Jede Stimme 2011

Movement Profile

Jede Stimme 2011 is a project initiated by Citizens For Europe e. V. and Jede Stimme e. V. and organised in cooperation with many public and private partners and civil society actors. The project will hold weeklong symbolic regional elections in Berlin shortly before the actual election on 18 September 2011 in order to highlight political discrimination against non-German Berlin residents. Additionally, dozens of cultural and educational workshops and panel discussions will be held across Berlin to discuss political participation more generally. Today nearly 460,000 of Berlin’s long-term residents, or about 13 percent, do not hold a German passport and thus are excluded from voting in the city’s regional elections.

The project is simple, but requires careful coordination. With local partners throughout the city, we are going to place voting booths all around Berlin and ask non-nationals to cast their vote. To accomplish this, the initiators are working closely with migrant and cultural associations, nonprofit groups and interested volunteers both to select strategic voting locations in places with high migrant populations, as well as to advertise our symbolic elections and encourage them to vote. As almost none of our target group are native German speakers, we will try to reach them in their native tongue—with informational materials translated into over a dozen languages—and by using local immigrant leaders to explain the importance of voting rights. Part of our advertising campaign is to select 11 ‘typical Berliners’ from different cultural backgrounds to share, in their own language, why they should be allowed to vote.

The main purpose of the symbolic election is to reveal the size and engagement of Berlin’s immigrant community, in order to raise awareness among all Berliners of the discrimination they face due to their exclusion from the electoral process. We hope to trigger a debate on migrants’ voting rights at the local and regional level. We want Berlin’s political elite to refine their positions with regard to immigrants and ‘real’ Berliners. We will base the project’s success not only on voters’ participation and the number of partner associations, but primarily by our ability to initiate a discussion among the general public and in the media and political spheres. The ultimate aim is get the elected governing parties to include voting rights reform in post-election coalition negotiations.

Citizens For Europe e. V., which also publishes this journal, was founded in 2010 in Berlin by politically engaged Europeans in order to create a new and inclusive transnational European Union citizenship. Jede Stimme e. V., also founded in Berlin in 2010, is run by a group of politicians and civil actors and is headed by Robert Schaddach, a member of Berlin’s parliament.
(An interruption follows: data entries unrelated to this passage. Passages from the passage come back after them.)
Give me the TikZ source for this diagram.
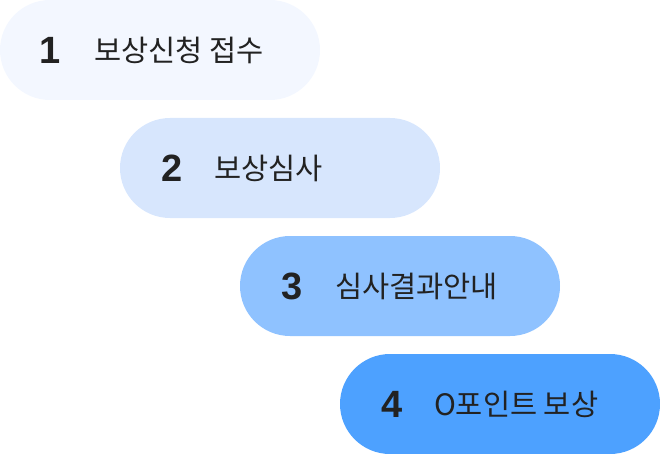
\documentclass[tikz,border=0pt]{standalone}
\usepackage{fontspec}
\setmainfont{Noto Sans CJK KR}
\newfontfamily\numfont{Liberation Sans}
\usetikzlibrary{positioning}
\definecolor{stepA}{HTML}{F3F7FF}
\definecolor{stepB}{HTML}{D7E6FD}
\definecolor{stepC}{HTML}{8FC2FF}
\definecolor{stepD}{HTML}{4DA1FF}
\definecolor{ink}{HTML}{222222}
\begin{document}
\begin{tikzpicture}[%
        x=1pt,y=-1pt,%
        pill/.style={%
            rectangle,%
            rounded corners=50pt,%
            minimum width=320pt,%
            minimum height=100pt,%
            inner sep=0pt,%
            draw=none%
        },%
        num/.style={%
            text=ink,%
            inner sep=0pt,%
            font=\numfont\bfseries\fontsize{38}{38}\selectfont%
        },%
        label/.style={%
            text=ink,%
            anchor=west,%
            inner sep=0pt,%
            font=\fontsize{29.5}{29.5}\selectfont%
        }%
    ]
    \useasboundingbox (0,0) rectangle (660,454);
    \node (pill1) at (160, 50) [pill,fill=stepA]{};
    \node (pill2) at (280,168) [pill,fill=stepB]{};
    \node (pill3) at (400,286) [pill,fill=stepC]{};
    \node (pill4) at (500,404) [pill,fill=stepD]{};
    \node (num1) at ([xshift=50pt]pill1.west) [num]{1};
    \node (num2) at ([xshift=52pt]pill2.west) [num]{2};
    \node (num3) at ([xshift=52pt]pill3.west) [num]{3};
    \node (num4) at ([xshift=52pt]pill4.west) [num]{4};
    \node (text1) at ([xshift=94pt]pill1.west) [label]{보상신청 접수};
    \node (text2) at ([xshift=94pt]pill2.west) [label]{보상심사};
    \node (text3) at ([xshift=95pt]pill3.west) [label]{심사결과안내};
    \node (text4) at ([xshift=94pt]pill4.west) [label]{O포인트 보상};
\end{tikzpicture}
\end{document}
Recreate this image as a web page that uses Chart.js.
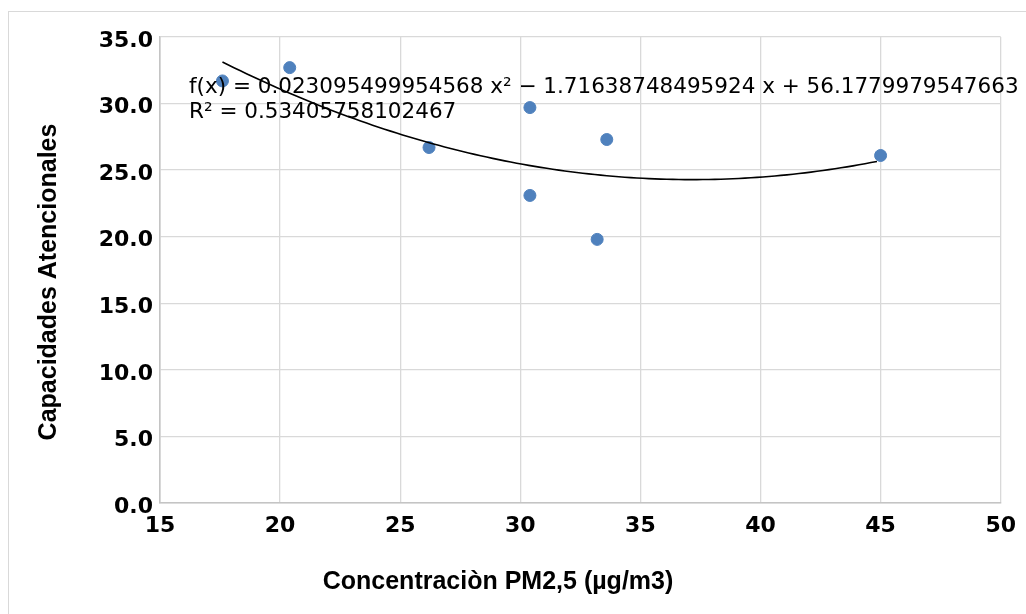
<!DOCTYPE html>
<html>
<head>
<meta charset="utf-8">
<script src="https://cdn.jsdelivr.net/npm/chart.js@4/dist/chart.umd.min.js"></script>
<style>
  html, body { margin: 0; padding: 0; background: #fff; overflow: hidden; }
  #frame { position: absolute; left: 8px; top: 11px; width: 1100px; height: 700px; border: 1px solid #d9d9d9; }
  #chart { position: absolute; left: 0; top: 0; }
</style>
</head>
<body>
<div id="frame"></div>
<canvas id="chart" width="1026" height="614"></canvas>
<script>
// measured values
const pm25 = [17.6, 20.4, 26.2, 30.4, 30.4, 33.2, 33.6, 45.0];
const atencion = [31.7, 32.7, 26.7, 29.7, 23.1, 19.8, 27.3, 26.1];

// polynomial trend (a x^2 + b x + c), as printed on the chart
const trendCoef = [0.023095499954568, -1.71638748495924, 56.1779979547663];
const trendText = [
  'f(x) = 0.023095499954568 x\u00b2 \u2212 1.71638748495924 x + 56.1779979547663',
  'R\u00b2 = 0.53405758102467',
];

const xTitle = 'Concentraci\u00f2n PM2,5 (\u00b5g/m3)';
const yTitle = 'Capacidades Atencionales';

const trendPoints = [];
for (let x = Math.min(...pm25); x <= Math.max(...pm25) + 1e-9; x += 0.25) {
  trendPoints.push({ x: x, y: trendCoef[0] * x * x + trendCoef[1] * x + trendCoef[2] });
}

const scatterPoints = pm25.map((x, i) => ({ x: x, y: atencion[i] }));

const titlesPlugin = {
  id: 'titles',
  afterDatasetsDraw(chart) {
    const ctx = chart.ctx;
    const area = chart.chartArea;
    ctx.save();
    ctx.fillStyle = '#000';

    // trend equation
    ctx.font = '21.5px "DejaVu Sans"';
    ctx.textAlign = 'left';
    ctx.textBaseline = 'alphabetic';
    ctx.fillText(trendText[0], 189, 93);
    ctx.fillText(trendText[1], 189, 118);

    // axis titles
    ctx.font = 'bold 25px "Liberation Sans"';
    ctx.textAlign = 'center';
    ctx.textBaseline = 'middle';
    ctx.fillText(xTitle, 498, 582);

    ctx.translate(49, (area.top + area.bottom) / 2 + 12);
    ctx.rotate(-Math.PI / 2);
    ctx.fillText(yTitle, 0, 0);
    ctx.restore();
  }
};

new Chart(document.getElementById('chart'), {
  type: 'scatter',
  data: {
    datasets: [
      {
        label: 'datos',
        data: scatterPoints,
        backgroundColor: '#4f81bd',
        borderColor: '#4f81bd',
        pointRadius: 6,
        pointHoverRadius: 6,
        order: 2,
      },
      {
        type: 'line',
        label: 'tendencia',
        data: trendPoints,
        borderColor: '#000',
        borderWidth: 1.6,
        pointRadius: 0,
        fill: false,
        tension: 0,
        order: 1,
      },
    ],
  },
  options: {
    responsive: false,
    animation: false,
    layout: { padding: { left: 0, top: 37, right: 25, bottom: 0 } },
    plugins: {
      legend: { display: false },
      tooltip: { enabled: false },
    },
    scales: {
      x: {
        type: 'linear',
        min: 15,
        max: 50,
        ticks: {
          stepSize: 5,
          padding: 10,
          color: '#000',
          font: { family: 'DejaVu Sans', size: 22, weight: 'bold' },
        },
        grid: { color: '#d9d9d9', lineWidth: 1.3, drawTicks: false },
        border: { color: '#c4c4c4', width: 1.6 },
        afterFit(scale) { scale.height = 111; },
      },
      y: {
        min: 0,
        max: 35,
        ticks: {
          stepSize: 5,
          padding: 7,
          labelOffset: 4,
          color: '#000',
          font: { family: 'DejaVu Sans', size: 22, weight: 'bold' },
          callback: v => v.toFixed(1),
        },
        grid: { color: '#d9d9d9', lineWidth: 1.3, drawTicks: false },
        border: { color: '#c4c4c4', width: 1.6 },
        afterFit(scale) { scale.width = 160; },
      },
    },
  },
  plugins: [titlesPlugin],
});
</script>
</body>
</html>
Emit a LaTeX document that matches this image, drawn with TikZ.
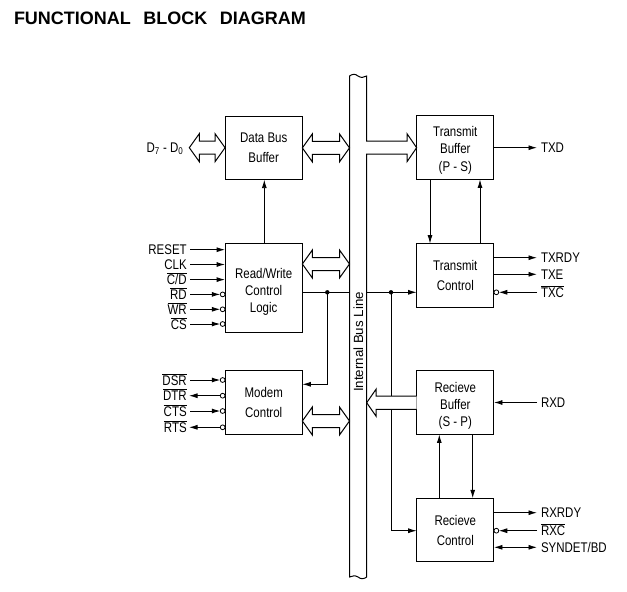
\documentclass[tikz,border=0pt]{standalone}
\usepackage{fontspec}
\setmainfont{Liberation Sans}[FakeStretch=0.82]
\newfontfamily\plainsans{Liberation Sans}
\usetikzlibrary{arrows.meta,calc}
\newcommand\ovl[1]{\ensuremath{\overline{\mbox{#1}}}}
\newcommand\dblfat[2]{\draw[fat] let \p1=#1, \p2=#2 in (\x1,\y1) -- (\x1+10pt,\y1+14pt) -- (\x1+10pt,\y1+6.5pt) -- (\x2-10pt,\y1+6.5pt) -- (\x2-10pt,\y1+14pt) -- (\x2,\y1) -- (\x2-10pt,\y1-14pt) -- (\x2-10pt,\y1-6.5pt) -- (\x1+10pt,\y1-6.5pt) -- (\x1+10pt,\y1-14pt) -- cycle;}
\begin{document}
\begin{tikzpicture}[x=1pt,y=-1pt,
  every node/.style={inner sep=0pt, outer sep=0pt},
  blk/.style={draw, line width=1pt, minimum width=77.3pt, minimum height=63.5pt, align=center, font=\fontsize{14}{20}\selectfont},
  blktxt/.style={align=center, font=\fontsize{14}{17.3}\selectfont},
  sig/.style={line width=0.9pt, -{Latex[length=8.5pt,width=5pt]}},
  sigb/.style={line width=0.9pt, {Latex[length=8.5pt,width=5pt]}-{Latex[length=8.5pt,width=5pt]}},
  wire/.style={line width=0.9pt},
  fat/.style={line width=1pt, fill=white, line join=miter},
  bub/.style={line width=0.8pt, fill=white},
  pinL/.style={anchor=base east, yshift=-5pt, font=\fontsize{14}{15}\selectfont},
  pinR/.style={anchor=base west, yshift=-5pt, font=\fontsize{14}{15}\selectfont}
]
\fill[white] (0,0) rectangle (627,592);
\useasboundingbox (0,0) rectangle (627,592);

\node[anchor=base west, font=\plainsans\bfseries\fontsize{18}{20}\selectfont] (title) at (14,24) {FUNCTIONAL\hspace{12.5pt}BLOCK\hspace{12.5pt}DIAGRAM};

% blocks
\node[blk] (dbb) at (263.7,147.9) {Data Bus\\Buffer};
\node[blk, minimum height=89.4pt] (rw) at (263.7,288) {};
\node[blktxt] (rwt) at ([yshift=-4pt]rw.center) {Read/Write\\Control\\Logic};
\node[blk] (mc) at (263.7,402.7) {Modem\\Control};
\node[blk] (tb) at (455.3,147.7) {};
\node[blktxt] (tbt) at ([yshift=-2.5pt]tb.center) {Transmit\\Buffer\\(P - S)};
\node[blk] (tc) at (455.3,275.3) {Transmit\\Control};
\node[blk] (rb) at (455.3,402.7) {};
\node[blktxt] (rbt) at ([yshift=-3pt]rb.center) {Recieve\\Buffer\\(S - P)};
\node[blk] (rc) at (455.3,530) {Recieve\\Control};

% internal bus
\node[minimum width=17.2pt, minimum height=501pt] (bus) at (358.1,326.5) {};
\draw[fat] (349.5,577) -- (349.5,76) .. controls (352.5,74) and (355,73.5) .. (358,76) .. controls (361,78.5) and (364,77) .. (366.7,76)
  -- (366.7,141.2) -- (407,141.2) -- (407,133.7) -- (tb.west) -- (407,161.7) -- (407,154.2) -- (366.7,154.2) -- (366.7,577)
  .. controls (364,579) and (361,579.5) .. (358,577) .. controls (355,575) and (352.5,576) .. (349.5,577) -- cycle;
\node[rotate=90, font=\plainsans\fontsize{13.3}{15}\selectfont] (busl) at (358.4,342) {Internal Bus Line};

% wires through junctions
\coordinate (j1) at (327.3,292.3);
\coordinate (j1b) at (327.3,384.3);
\draw[wire] (j1 -| rw.east) -- (j1 -| bus.west);
\draw[sig] (j1) -- (j1b) -- (j1b -| mc.east);
\fill (j1) circle (2.2pt);

\coordinate (j2) at (391,292.3);
\coordinate (j2b) at (391,530.7);
\draw[sig] (j2 -| bus.east) -- (j2 -| tc.west);
\draw[sig] (j2) -- (j2b) -- (j2b -| rc.west);
\fill (j2) circle (2.2pt);

% fat arrows
\coordinate (d7) at (189.3,147.7);
\dblfat{(d7)}{(d7 -| dbb.west)}
\dblfat{(dbb.east)}{(dbb.east -| bus.west)}
\dblfat{([yshift=24pt]rw.east)}{([yshift=24pt]rw.east -| bus.west)}
\dblfat{([yshift=-18.3pt]mc.east)}{([yshift=-18.3pt]mc.east -| bus.west)}
\draw[fat] let \p1=(rb.west), \p2=(rb.west -| bus.east) in (\x1,\y1+6.7pt) -- (\x2+9.5pt,\y1+6.7pt) -- (\x2+9.5pt,\y1+13.7pt) -- (\x2,\y1) -- (\x2+9.5pt,\y1-13.7pt) -- (\x2+9.5pt,\y1-6.7pt) -- (\x1,\y1-6.7pt);

\node[pinL] (ld7) at (183.3,147.7) {D\textsubscript{7} - D\textsubscript{0}};

% block-to-block arrows
\draw[sig] ([xshift=0.6pt]rw.north) -- ([xshift=0.6pt]dbb.south);
\draw[sig] ([xshift=-25.3pt]tb.south) -- ([xshift=-25.3pt]tc.north);
\draw[sig] ([xshift=24.7pt]tc.north) -- ([xshift=24.7pt]tb.south);
\draw[sig] ([xshift=-16pt]rc.north) -- ([xshift=-16pt]rb.south);
\draw[sig] ([xshift=17.4pt]rb.south) -- ([xshift=17.4pt]rc.north);

% Read/Write pins
\coordinate (pReset) at (190,249.7);
\coordinate (pClk) at (190,264.5);
\coordinate (pCd) at (190,279.6);
\coordinate (pRd) at (190,294.4);
\coordinate (pWr) at (190,309.3);
\coordinate (pCs) at (190,324);
\node[pinL] (lReset) at (186.7,249.7) {RESET};
\node[pinL] (lClk) at (186.7,264.5) {CLK};
\node[pinL] (lCd) at (186.7,279.6) {\ovl{C/D}};
\node[pinL] (lRd) at (186.7,294.4) {\ovl{RD}};
\node[pinL] (lWr) at (186.7,309.3) {\ovl{WR}};
\node[pinL] (lCs) at (186.7,324) {\ovl{CS}};
\draw[sig] (pReset) -- (pReset -| rw.west);
\draw[sig] (pClk) -- (pClk -| rw.west);
\draw[sig] (pCd) -- (pCd -| rw.west);
\foreach \p in {pRd,pWr,pCs}{
  \draw[sig] (\p) -- ([xshift=-4.8pt]\p -| rw.west);
  \draw[bub] ([xshift=-2.4pt]\p -| rw.west) circle (2.4pt);
}

% Modem pins
\coordinate (pDsr) at (190,380);
\coordinate (pDtr) at (189,395.7);
\coordinate (pCts) at (190,411);
\coordinate (pRts) at (189,427.3);
\node[pinL] (lDsr) at (186.7,380) {\ovl{DSR}};
\node[pinL] (lDtr) at (186.7,395.7) {\ovl{DTR}};
\node[pinL] (lCts) at (186.7,411) {\ovl{CTS}};
\node[pinL] (lRts) at (186.7,427.3) {\ovl{RTS}};
\foreach \p in {pDsr,pCts}{
  \draw[sig] (\p) -- ([xshift=-4.8pt]\p -| mc.west);
  \draw[bub] ([xshift=-2.4pt]\p -| mc.west) circle (2.4pt);
}
\foreach \p in {pDtr,pRts}{
  \draw[sig] ([xshift=-4.8pt]\p -| mc.west) -- (\p);
  \draw[bub] ([xshift=-2.4pt]\p -| mc.west) circle (2.4pt);
}

% Transmit pins
\coordinate (pTxd) at (537,147.7);
\coordinate (pTxrdy) at (537,257.7);
\coordinate (pTxe) at (537,274.3);
\coordinate (pTxc) at (537,292.3);
\node[pinR] (lTxd) at (541,147.7) {TXD};
\node[pinR] (lTxrdy) at (541,257.7) {TXRDY};
\node[pinR] (lTxe) at (541,274.3) {TXE};
\node[pinR] (lTxc) at (541,292.3) {\ovl{TXC}};
\draw[sig] (pTxd -| tb.east) -- (pTxd);
\draw[sig] (pTxrdy -| tc.east) -- (pTxrdy);
\draw[sig] (pTxe -| tc.east) -- (pTxe);
\draw[sig] (pTxc) -- ([xshift=4.8pt]pTxc -| tc.east);
\draw[bub] ([xshift=2.4pt]pTxc -| tc.east) circle (2.4pt);

% Receive pins
\coordinate (pRxd) at (537,402.5);
\coordinate (pRxrdy) at (537,512.7);
\coordinate (pRxc) at (537,530.7);
\coordinate (pSyn) at (537,547.3);
\node[pinR] (lRxd) at (541,402.5) {RXD};
\node[pinR] (lRxrdy) at (541,512.7) {RXRDY};
\node[pinR] (lRxc) at (541,530.7) {\ovl{RXC}};
\node[pinR] (lSyn) at (541,547.3) {SYNDET/BD};
\draw[sig] (pRxd) -- (pRxd -| rb.east);
\draw[sig] (pRxrdy -| rc.east) -- (pRxrdy);
\draw[sig] (pRxc) -- ([xshift=4.8pt]pRxc -| rc.east);
\draw[bub] ([xshift=2.4pt]pRxc -| rc.east) circle (2.4pt);
\draw[sigb] (pSyn -| rc.east) -- (pSyn);
\end{tikzpicture}
\end{document}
Our vision of an inclusive EU without discrimination and exclusion
There are over 20 million third-country nationals living in the European Union today, as well as 12.5 million EU citizens living outside their country of origin. The current patchwork of local, regional, national and EU legislation means that many of these long-term residents do not enjoy voting rights where they live. An inclusive EU to us is one in which all legal residents, after a certain period of time, are granted full political participation rights.

The EU has expanded dramatically from its origins as an economic union. Today, EU bureaucrats are trying to create an EU-wide identity that incorporates the diversity of its millions of immigrants. Integration is a major topic throughout the Union. However, it is impossible to ask immigrants to integrate into European culture if they are not entrusted with the most primary right of a democracy: the right to vote. To rectify this, we hope to spark an EU-wide discussion on voting rights, starting in our home in Berlin.

The symbolic elections in September are only the first step. We hope to use their success to help organisations throughout Europe organise similar elections and inspire the grassroots to fight for political participation rights. Only with these can our vision of an inclusive EU be realised.